Mixing in Zero and Solar Metallicity Supernovae

TL;DR

This study uses 2D simulations to explore how metallicity and star type influence mixing and fallback in supernovae, revealing differences in nucleosynthesis and suggesting the importance of explosion asymmetries.

Contribution

It provides new insights into how metallicity and stellar structure affect supernova mixing, fallback, and nucleosynthesis, highlighting the need to consider asymmetries.

Findings

Zero metallicity stars show less mixing and more fallback than solar metallicity stars.

Ejected iron and intermediate elements are insufficient to match observed abundance patterns.

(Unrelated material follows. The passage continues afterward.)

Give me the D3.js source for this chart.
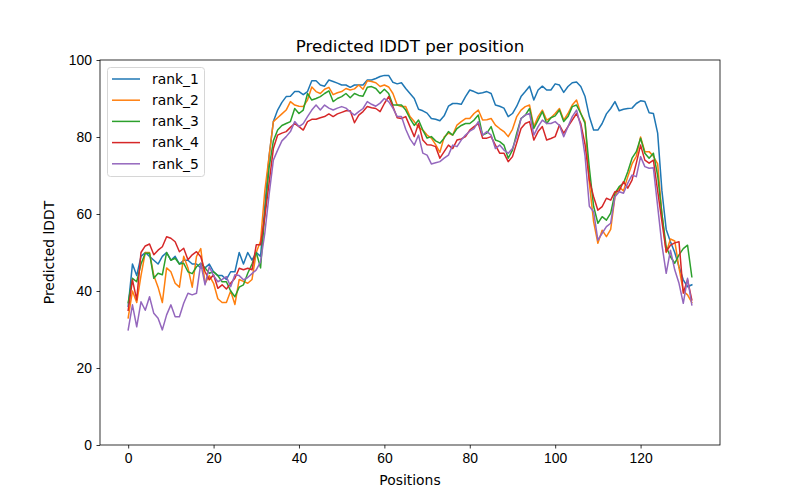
<!DOCTYPE html>
<html>
<head>
<meta charset="utf-8">
<script src="https://cdn.jsdelivr.net/npm/d3@7"></script>
<style>
  body { margin: 0; background: #fff; }
  svg { font-family: "DejaVu Sans", sans-serif; }
  .tick text { font-size: 13.9px; fill: #000; }
  .tick line, .domain { stroke: #000; }
</style>
</head>
<body>
<svg width="800" height="500"></svg>
<script>
// pLDDT per position (positions 0..132)
let rank1 = [
  36, 47, 44, 49, 50, 49, 48, 47, 49, 50,
  48, 49, 47, 48, 48, 47, 47, 46, 46, 47,
  45, 44, 44, 43, 45, 45, 50, 47, 50, 48,
  50, 49, 62, 75, 84, 87, 89, 90.5, 90.6, 91.8,
  91.8, 91, 91.8, 94.6, 94.6, 93.5, 93.2, 94.8, 94.4, 94,
  93.5, 93.5, 92.9, 93.5, 93.5, 93.5, 94.8, 94.8, 95.2, 95.7,
  96, 96, 94.2, 93.8, 94.1, 92.6, 91.3, 90, 87.2, 86.8,
  86.2, 84.8, 84.6, 84.2, 85.5, 88, 88.7, 88.7, 88.5, 90.5,
  92.2, 91.8, 91.3, 91.5, 91.8, 91.3, 88.3, 88, 87.5, 85.3,
  86.1, 88, 90.5, 91.8, 93.2, 89.6, 92.2, 93.2, 92.2, 92.2,
  93.8, 93.5, 91.6, 93.1, 94.1, 94.3, 93.1, 90.5, 85.3, 81.8,
  81.8, 83.5, 86, 87.4, 89.2, 86.8, 87.2, 87.4, 87.5, 88.7,
  89.4, 89.2, 86.3, 86.1, 81, 66, 56, 52.8, 50, 46.3,
  42.9, 41.1, 41.6
]
let rank2 = [
  33, 40, 37, 44, 50, 50, 44, 41, 37, 46,
  45, 42, 41, 49, 46, 41, 49, 51, 42, 44,
  42, 38, 37, 37, 40, 36.5, 43, 42.5, 42, 43,
  50, 53, 66, 75, 84, 85, 86, 87, 89.2, 88.3,
  88, 87.9, 89.6, 93, 91.8, 91.3, 92.4, 92.9, 91, 91.5,
  91.8, 92.6, 92.2, 92.5, 93.5, 92.4, 94.6, 94.4, 94.1, 93.1,
  93.5, 93, 91.3, 88.3, 87.9, 87.9, 85.3, 84, 82.5, 81.8,
  80.5, 79.7, 78, 76, 80, 81, 80.5, 83.1, 84, 84.8,
  84.8, 86.1, 87, 84.4, 84.5, 84.8, 83.1, 82.2, 81.4, 80.1,
  82, 85.3, 87, 87.9, 88.3, 82.7, 85.3, 87, 84.4, 85,
  86.1, 87.4, 84.4, 86.1, 88.3, 89.6, 86.1, 84, 68, 58,
  52.4, 55.8, 54.1, 56, 64.5, 67, 66, 69.7, 73, 75,
  80, 76.2, 76.2, 75, 73, 60, 50, 53.5, 53, 46,
  40, 39, 37
]
let rank3 = [
  37, 43.3, 42.4, 47, 49.8, 49.8, 43.3, 44.6, 44.2, 50,
  48, 48.5, 47, 47.2, 45, 44.5, 46.3, 47.2, 46, 44.6,
  45, 44, 42.4, 42.4, 40, 38.5, 41, 41.6, 44.6, 47,
  50, 46, 60, 72, 79, 81.8, 83, 83.5, 84, 87.4,
  86.1, 87, 91.3, 89.6, 90, 90.5, 91.3, 92, 89.2, 90,
  90.5, 91.3, 90.2, 91.3, 90.8, 90.6, 92.9, 93.1, 92.6, 91.3,
  92.4, 91.3, 88.3, 88.3, 88.3, 87, 84.8, 83, 84.4, 81.8,
  79.7, 80.1, 79, 78.4, 79.7, 81.4, 80.5, 82.2, 83, 83.5,
  83.5, 84.4, 85.7, 80.5, 81, 82.7, 79.2, 78.8, 77.9, 74.5,
  76.6, 81, 84.8, 85.7, 87.4, 82.2, 84.4, 86.6, 83.5, 85,
  85.5, 87, 84, 85.3, 87.9, 88.3, 86.1, 83.5, 72, 62,
  57.6, 59.3, 58.4, 60.2, 65.4, 67.1, 68, 71, 74.5, 76.2,
  79.7, 75.8, 74.5, 75.8, 70, 60, 51.5, 48.9, 47.2, 49.4,
  51, 51.9, 43.7
]
let rank4 = [
  35, 42.9, 37.7, 50, 51.7, 52.2, 49.4, 50.6, 51.5, 54.1,
  53.7, 52.8, 50.2, 51.1, 48.1, 49.4, 50.2, 48.9, 45, 42.9,
  44.2, 40.7, 41.6, 40.5, 42, 43.3, 45.9, 45.5, 45.9, 45.5,
  52, 52, 59.3, 68, 77, 80.5, 81, 81.4, 82.5, 83.5,
  82.7, 81.8, 84, 84.6, 84.6, 85, 85.3, 86, 85.3, 86,
  86.4, 86.8, 86.8, 83.7, 85.7, 86.6, 87.9, 87.6, 87.4, 86.6,
  88.7, 90.5, 87.9, 85, 84.8, 85.3, 82.7, 80.1, 83.5, 79.2,
  78, 77.9, 77.5, 74.5, 76.2, 77.9, 77, 79.2, 79.5, 80.1,
  81.8, 82.7, 83.5, 79.7, 79.7, 80.1, 77.9, 75.8, 75.8, 73.6,
  74.9, 78.5, 82.2, 83.5, 84, 79.2, 81.4, 82.7, 79.2, 79.6,
  80.1, 83.1, 81, 82.7, 84.4, 86.1, 83.5, 78, 68.8, 64.5,
  61, 61.9, 64.1, 63.6, 65.8, 66, 68.4, 66.7, 68.8, 73.2,
  77.9, 74, 73.2, 74, 66, 58, 50.2, 51.9, 52.5, 52.8,
  39.4, 42.9, 37.7
]
let rank5 = [
  29.9, 36.4, 30.7, 37.2, 35, 38.5, 34.2, 32.9, 29.9, 33.8,
  36.4, 33.3, 33.3, 36.8, 39.4, 39, 39.4, 47.2, 41.6, 46.3,
  44, 42.4, 43, 43.7, 41.1, 44.2, 44, 42.9, 43.5, 44.5,
  45.5, 47.6, 55, 65, 74, 76.6, 79, 80.1, 81.4, 84,
  82.7, 83.5, 85.3, 87, 88.3, 87, 88.3, 87.5, 87, 87.5,
  87.9, 87.5, 86.5, 85.7, 86.6, 87.4, 89.2, 88.5, 88, 88.8,
  90, 89.2, 87.5, 85.3, 85.3, 82, 79.5, 77.9, 80.5, 75.8,
  75.3, 73, 73.3, 73.6, 74.5, 75.3, 77.9, 77.5, 79.2, 80.5,
  81.5, 82.2, 84, 80.5, 81.4, 80.5, 77, 77.9, 76.6, 75.8,
  77, 80, 84.8, 85.7, 86.1, 80.5, 82.7, 84.4, 83.5, 83.5,
  84, 83, 80.1, 82.7, 85.3, 87, 82.7, 75, 62, 60.6,
  53.2, 55, 56.7, 57.6, 64.5, 65.8, 65.4, 68, 70.1, 69.7,
  74.9, 72.3, 71.9, 72, 62, 52, 44.6, 50.6, 45.5, 42,
  36.8, 43.3, 36.4
]

let names = ['rank_1', 'rank_2', 'rank_3', 'rank_4', 'rank_5']
let colors = ['#1f77b4', '#ff7f0e', '#2ca02c', '#d62728', '#9467bd']
let xTicks = [0, 20, 40, 60, 80, 100, 120]
let yTicks = [0, 20, 40, 60, 80, 100]

let series = [rank1, rank2, rank3, rank4, rank5]

let plotLeft = 100
let plotRight = 720
let plotTop = 60
let plotBottom = 445

let svg = d3.select('svg')

let n = rank1.length - 1
let pad = n * 0.05

let xScale = d3.scaleLinear()
    .domain([-pad, n + pad])
    .range([plotLeft, plotRight])

let yScale = d3.scaleLinear()
    .domain([0, 100])
    .range([plotBottom, plotTop])

// lines
let line = d3.line()
    .x((d, i) => xScale(i))
    .y((d) => yScale(d))

svg.append('g')
    .selectAll('path')
    .data(series)
    .enter()
    .append('path')
    .attr('d', (d) => line(d))
    .attr('fill', 'none')
    .attr('stroke', (d, i) => colors[i])
    .attr('stroke-width', 1.5)
    .attr('stroke-linejoin', 'round')
    .attr('stroke-linecap', 'square')

// axes
let xAxis = d3.axisBottom(xScale)
    .tickValues(xTicks)
    .tickSize(3.5)
    .tickPadding(4.5)
    .tickSizeOuter(0)

svg.append('g')
    .attr('transform', 'translate(0,' + plotBottom + ')')
    .call(xAxis)
    .call((g) => g.select('.domain').remove())

let yAxis = d3.axisLeft(yScale)
    .tickValues(yTicks)
    .tickSize(3.5)
    .tickPadding(4.5)
    .tickSizeOuter(0)

svg.append('g')
    .attr('transform', 'translate(' + plotLeft + ',0)')
    .call(yAxis)
    .call((g) => g.select('.domain').remove())

svg.selectAll('.tick line').attr('stroke-width', 0.8)

// frame
svg.append('rect')
    .attr('x', plotLeft)
    .attr('y', plotTop)
    .attr('width', plotRight - plotLeft)
    .attr('height', plotBottom - plotTop)
    .attr('fill', 'none')
    .attr('stroke', '#000')
    .attr('stroke-width', 0.8)

// titles
svg.append('text')
    .attr('x', (plotLeft + plotRight) / 2)
    .attr('y', plotTop - 8)
    .attr('text-anchor', 'middle')
    .style('font-size', '16.7px')
    .text('Predicted lDDT per position')

svg.append('text')
    .attr('x', (plotLeft + plotRight) / 2)
    .attr('y', 485)
    .attr('text-anchor', 'middle')
    .style('font-size', '13.9px')
    .text('Positions')

svg.append('text')
    .attr('transform', 'translate(54,' + ((plotTop + plotBottom) / 2) + ') rotate(-90)')
    .attr('text-anchor', 'middle')
    .style('font-size', '13.9px')
    .text('Predicted lDDT')

// legend
let legend = svg.append('g')

legend.append('rect')
    .attr('x', 107.5)
    .attr('y', 67.5)
    .attr('width', 97)
    .attr('height', 109)
    .attr('rx', 3)
    .attr('fill', '#fff')
    .attr('fill-opacity', 0.8)
    .attr('stroke', '#d6d6d6')
    .attr('stroke-width', 1)

let rows = legend.selectAll('g.row')
    .data(names)
    .enter()
    .append('g')
    .attr('class', 'row')
    .attr('transform', (d, i) => 'translate(0,' + (79 + i * 21.2) + ')')

rows.append('line')
    .attr('x1', 112)
    .attr('x2', 140)
    .attr('stroke', (d, i) => colors[i])
    .attr('stroke-width', 1.5)

rows.append('text')
    .attr('x', 152)
    .attr('dy', '0.35em')
    .style('font-size', '13.9px')
    .text((d) => d)
</script>
</body>
</html>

Heavy element velocities are lower than observed in SN 1987A, indicating asymmetric explosion effects.

Abstract

Two-dimensional simulations of mixing and fall back in non-rotating massive stars have been carried out using realistic initial models for the presupernova star and assuming standard spherically symmetric explosions of 1.2*10^51ergs. Stars of 15 and 25 solar masses with both primordial and solar composition were modeled. The zero metallicity supernova progenitors were compact blue stars and the amount of Rayleigh-Taylor induced mixing in them was greatly reduced compared with what was seen in the red supergiants with solar metallicity. The compact zero-metal stars also experienced more fallback than their solar metallicity counterparts. As a result, the ejected nucleosynthesis from the two populations was very different. For the simple explosion model assumed, low metallicity stars ejected ejected too little iron and intermediate mass elements even to explain the abundance patterns in the most iron-poor stars found to date, suggesting that some important ingredient is missing. Rotation is likely to alter these conclusions by producing a greater fraction of red supergiants among Population III stars. The velocities of the heavy elements in all models considered - both red and blue supergiants - were less than observed in SN 1987A, suggesting that at least occasionally, asymmetric aspects of the explosion mechanism and fallback play a major role in mixing.